Faleiro has been in the political game long enough to know that mere apologies do not win elections. Policies, vision, a strong party organisation win elections. He has just over two years if he wants to turn the Congress in Goa into a fighting unit with a chance of winning the 2017 Assembly polls in the State. After the drubbing the party suffered in the 2012 State Assembly elections and the debacle of the 2014 Lok Sabha polls, this will demand a complete overhaul of the party unit. If as Congress party president he aims to win the 2017 polls, he should start the groundwork now, and the first step should be the right one. Going by his statements he may need to relook at the party again.
His admission that the Congress leadership has gone weak but his assertion that the party is strong is flawed, simply because in Goa the leadership and the party are weak. The party can’t really be proud of an organization that appears to be little other than a loose amalgamation of persons with personal ambitions who are supported by their sidekicks.
Currently the Congress in Goa is an army of battalions each with its own lieutenant colonel and no general to lead all the battalions in battle. Each constituency has its party workers that are affiliated to their local ‘leader’, the only one they listen to. These are persons who at the first sign of any attack on their personal citadels are ready to shift their allegiances to the other side. They have done it in the past and will probably do it again. That is the biggest weakness of the party in Goa – its inability to accept the leadership of any one person and go forward with that person.
The party has also grown unwieldy, too cumbersome an organization to be sprightly on its feet and move forward. Faleiro has to change this. He was brought in to strengthen it and this is where he should focus his energies – on revamping the organization from the grassroots level up to the top, of making it one cohesive unit. He should ensure that workers are loyal to the party, not to an individual. His first challenge in this area will be convincing Atanasio (Babush) Monserrate not to quit the party and his membership of the Legislative Assembly to contest as an Independent from Panjim.
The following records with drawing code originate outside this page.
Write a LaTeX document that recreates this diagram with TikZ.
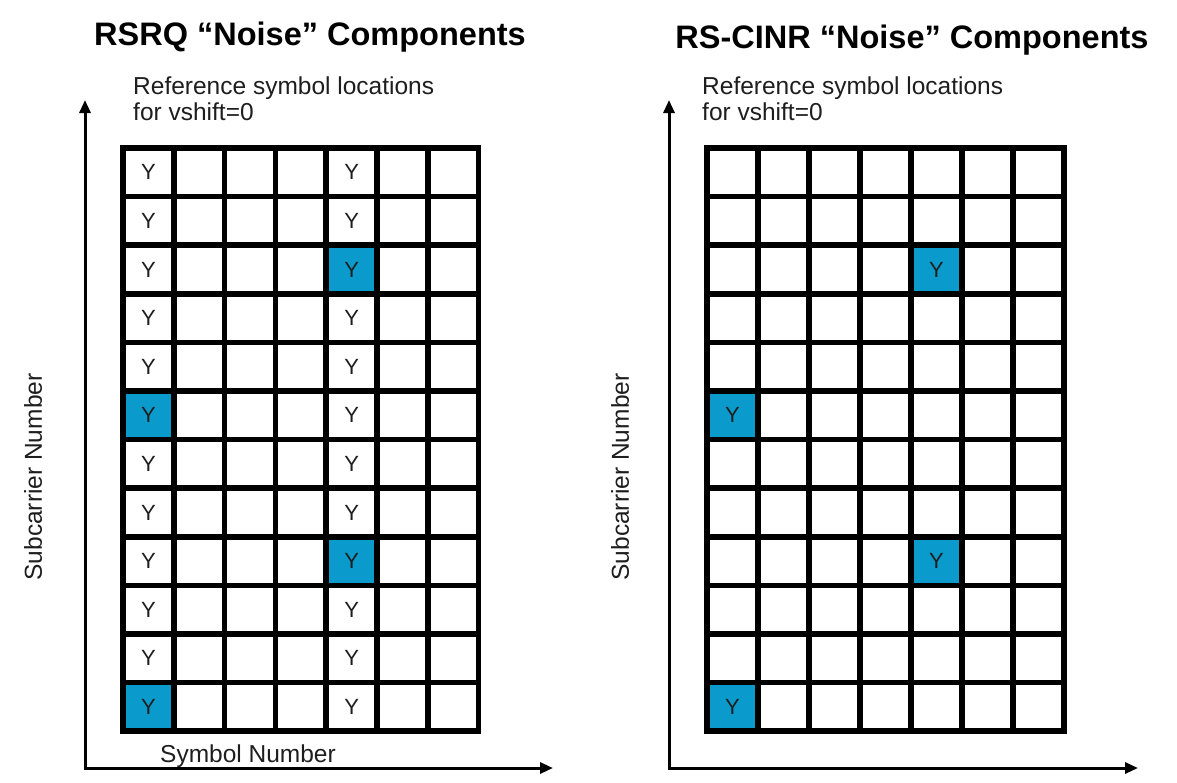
\documentclass[tikz,border=0pt]{standalone}
\usepackage{fontspec}
\setmainfont{Liberation Sans}
\usetikzlibrary{arrows.meta}
\definecolor{rsblue}{HTML}{0A9BCC}
\definecolor{rstext}{HTML}{1E1E1E}

\tikzset{
  recell/.style={draw=black, line width=5.5pt, fill=white, minimum width=50.8pt, minimum height=48.6pt, inner sep=0pt},
  rspilot/.style={recell, fill=rsblue},
  ylabel/.style={font=\fontsize{22}{22}\selectfont, text=rstext, inner sep=0pt},
  axisline/.style={line width=3pt, arrows={Triangle[length=13pt,width=11pt]-Triangle[length=13pt,width=11pt]}},
  paneltitle/.style={font=\fontsize{32.5}{32.5}\selectfont\bfseries, inner sep=0pt},
  axislabel/.style={font=\fontsize{24.5}{26}\selectfont, text=rstext, inner sep=0pt},
}

\begin{document}
\begin{tikzpicture}[x=1pt, y=-1pt]
    \useasboundingbox (0,0) rectangle (1177,782);

    % Titles
    \node[paneltitle, anchor=base] (ltitle) at (310,45) {RSRQ “Noise” Components};
    \node[paneltitle, anchor=base] (rtitle) at (912,48) {RS-CINR “Noise” Components};

    % Left grid
    \foreach \r in {1,...,12}
      \foreach \c in {1,...,7}
        \node[recell] (l\r-\c) at ({97.6+50.8*\c},{123.7+48.6*\r}) {};
    \foreach \r/\c in {3/5,6/1,9/5,12/1}
      \node[rspilot] at (l\r-\c) {};
    \foreach \r in {1,...,12}
      \foreach \c in {1,5}
        \node[ylabel] at (l\r-\c) {Y};

    % Right grid
    \foreach \r in {1,...,12}
      \foreach \c in {1,...,7}
        \node[recell] (r\r-\c) at ({681.5+51*\c},{123.7+48.6*\r}) {};
    \foreach \r/\c in {3/5,6/1,9/5,12/1}{
      \node[rspilot] at (r\r-\c) {};
      \node[ylabel] at (r\r-\c) {Y};
    }

    % Axes
    \coordinate (lorig) at (85,768);
    \coordinate (ltop) at (85,100);
    \coordinate (lend) at (553,768);
    \draw[axisline] (ltop) -- (lorig) -- (lend);
    \coordinate (rorig) at (669,768);
    \coordinate (rtop) at (669,100);
    \coordinate (rend) at (1138,768);
    \draw[axisline] (rtop) -- (rorig) -- (rend);

    % Labels
    \node[axislabel, anchor=north west, align=left] (lnote) at (133,77) {Reference symbol locations\\for vshift=0};
    \node[axislabel, anchor=north west, align=left] (rnote) at (702,77) {Reference symbol locations\\for vshift=0};
    \node[axislabel, rotate=90] (lsub) at (33,477) {Subcarrier Number};
    \node[axislabel, rotate=90] (rsub) at (620,477) {Subcarrier Number};
    \node[axislabel, anchor=base] (lsym) at (248,762) {Symbol Number};
\end{tikzpicture}
\end{document}
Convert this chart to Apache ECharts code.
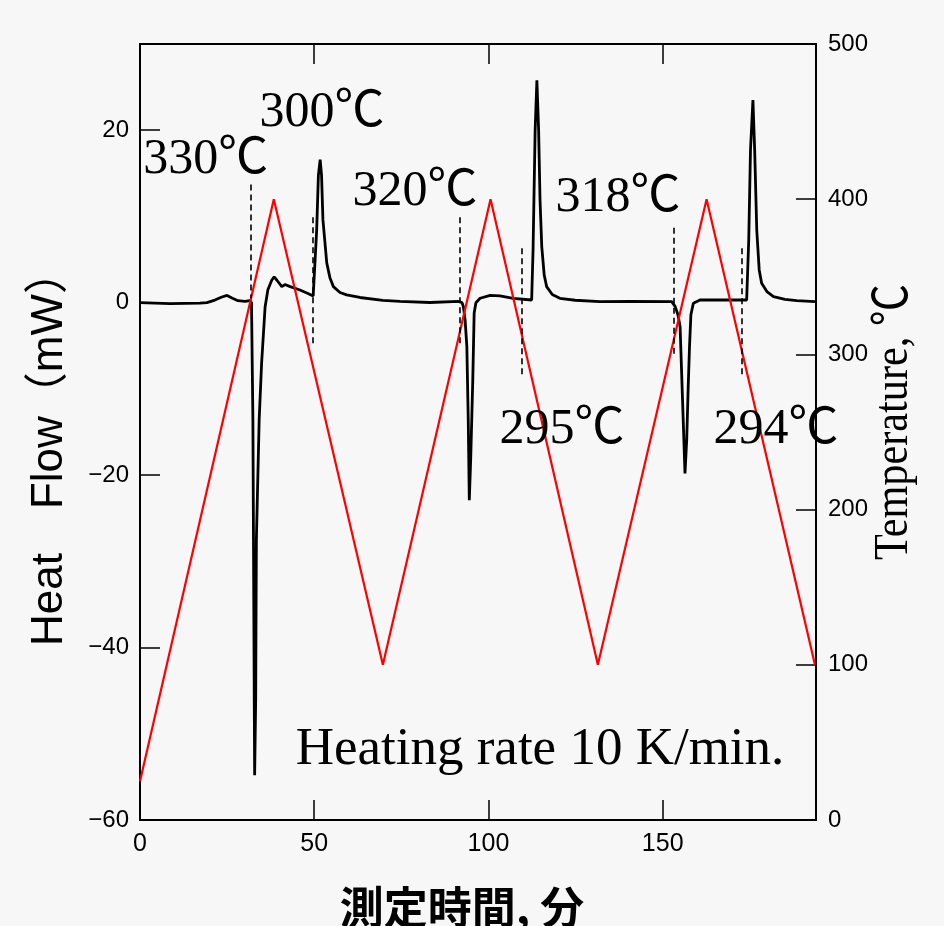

Monserrate’s move will not only reduce the Congress numbers in the Assembly, but further weaken the party organization in St Cruz and Panjim constituencies.
Today, Congress in Goa has been effectively reduced to the ranks of a Regional Party of little consequence. It doesn’t resemble the party that held sway over Goan politics since 1980 to 2012 with brief intervals. The stalwarts of the 1980s are still around, but there are many bright young minds waiting in the wings for the opportunity to step on the electoral stage. Another of Faleiro’s early tasks should be to get the old guard and the young Turks in the party, especially those who do not see eye-to-eye, to sit together across the table and talk to and with each other. The old will bring to the table their experience, the young will pour out their new ideas and vision. It will then be his task to take all these inputs, select the best and transform them into a plan for 2017. The date is not too far away and the planning for it cannot start too early.